Alice Walker is a really overrated writer. But she’s overrated in all the right circles. Those are the same circles which consider David Icke, a loon who claims that we’re ruled over by space aliens and that we’re living in a hologram which is controlled from an inter-dimensional portal on the moon.
The circle closed, hilariously enough, when Alice Walker was interviewed for Desert Island Discs, which is a big deal in the UK, where famous people get asked what they would take along to a desert island, and recommended David Icke’s book. It wasn’t the first time Alice Walker had promoted Icke, but she did it in a forum that made it impossible to ignore.
Hilarity ensued as the Independent tried to process the cognitive dissonance. Imagine Nelson Mandela endorsing Alex Jones to get the feel of it.
In the 750-page tome, Icke describes how the human mind is controlled from the moon. The moon, he claims, is actually a “gigantic spacecraft” which sends us a “fake reality broadcast”.
In posts on her website, she compared the former footballer to Malcolm X and described Human Race Get Off Your Knees as “the ultimate reading adventure”.
Despite bemoaning the fact she didn’t have the scientific brain to fully comprehend it, she “felt it was the first time I was able to observe, and mostly imagine and comprehend, the root of the incredible evil that has engulfed our planet”.
So what would attract Walker to Icke? Try racism.
Earlier I wrote that David Icke reminded me of Malcolm X. I was thinking especially of Malcolm’s fearlessness. A fearlessness that made him seem cold, actually, though we know he wasn’t really. All that love of us that kept driving him to improve our lot; often into quite the wrong direction, but I need not go into that. What I was remembering was how he called our oppressors “blue eyed devils.” Now who could that have been? Well, we see them here in David Icke’s book as the descendants of the reptilian race that landed on our sweet planet…

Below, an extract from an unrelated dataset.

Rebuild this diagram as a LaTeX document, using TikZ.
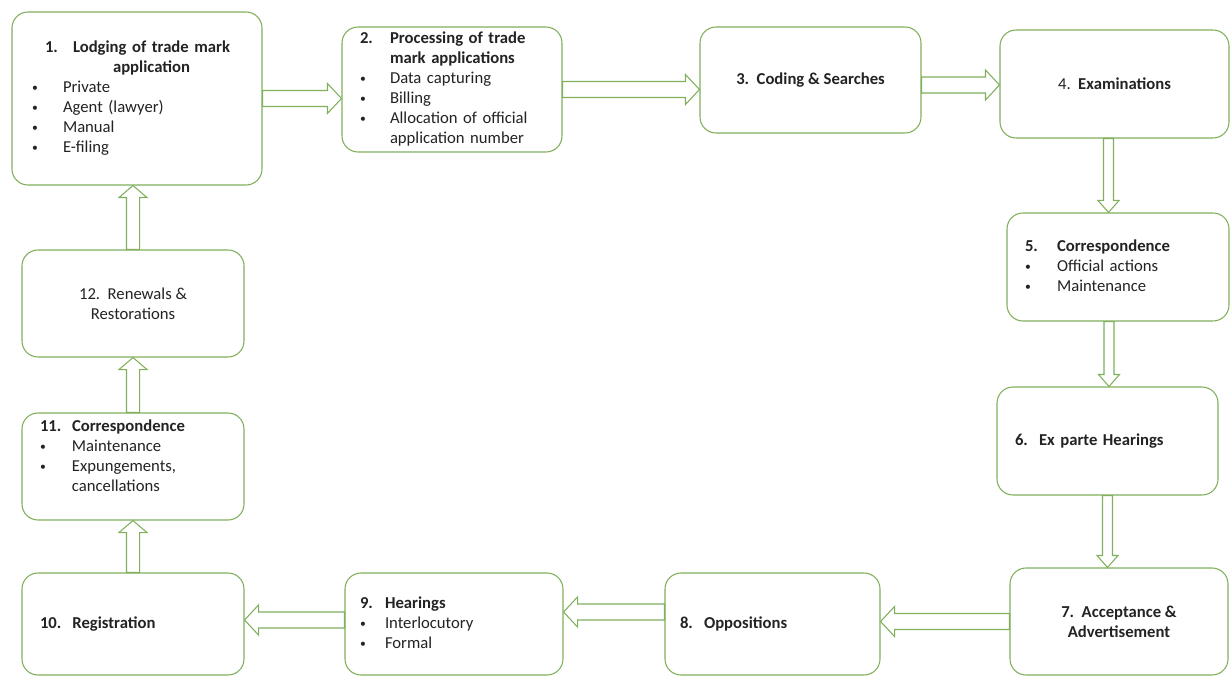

They wanted gold and they wanted slaves to mine it for them. Now gosh, who does this remind us of? I only am asking. You do the work. Apparently their own planet needed this metal to continue its, apparently, long life. Credo Mutwa, Zulu shaman – and I am on my knees here in gratitude that he held on long enough to tell us about this – calls them the Chitauri, which has become my favorite word of all time (well, of this time that I’m learning all this): my partner and I go around saying Oh, Chitauri, whenever we get a glimpse of one or two of the Chitauri offspring, aka Illuminati bloodline families and their puppets, on the telly.
Alice Walker, the great inspirational figure to liberals for humanitarianism, is enthusiastically dehumanizing people. What attracts her to this idea that some people are not really human?
Walker gives it away by comparing David Icke to Malcolm X. Malcolm X was originally a member of the Nation of Islam, which believes that white people were artificially created and are inherently evil. There’s also plenty there about UFOs. Here’s a sample of NOI doctrine…
Yakub must have made or grafted his people (white man) from the Black, for Allah Himself created all nations of one blood. Of course, these nations are the Brown, Red and Yellow.
The fifth parties are not really a Nation, but a “race”, a group of 400,000,000 people-beast racing with time!
In the same verse it shows that, as the Most Honorable Elijah Muhammad has said, these Yakub grafted devils were doomed, or limited from the day they were grafted. The bounds of their habitation on our planet earth was 6,000, and we bear witness he is some 50 years overdue.
There is a good deal of alignment here. Icke and the Nation of Islam both agree that some people are not human. Icke thinks it’s green-eyed people. Walker agrees with Malcolm X that it’s blue-eyed people.
Speaking as a blue-eyed person, I have some thoughts on that.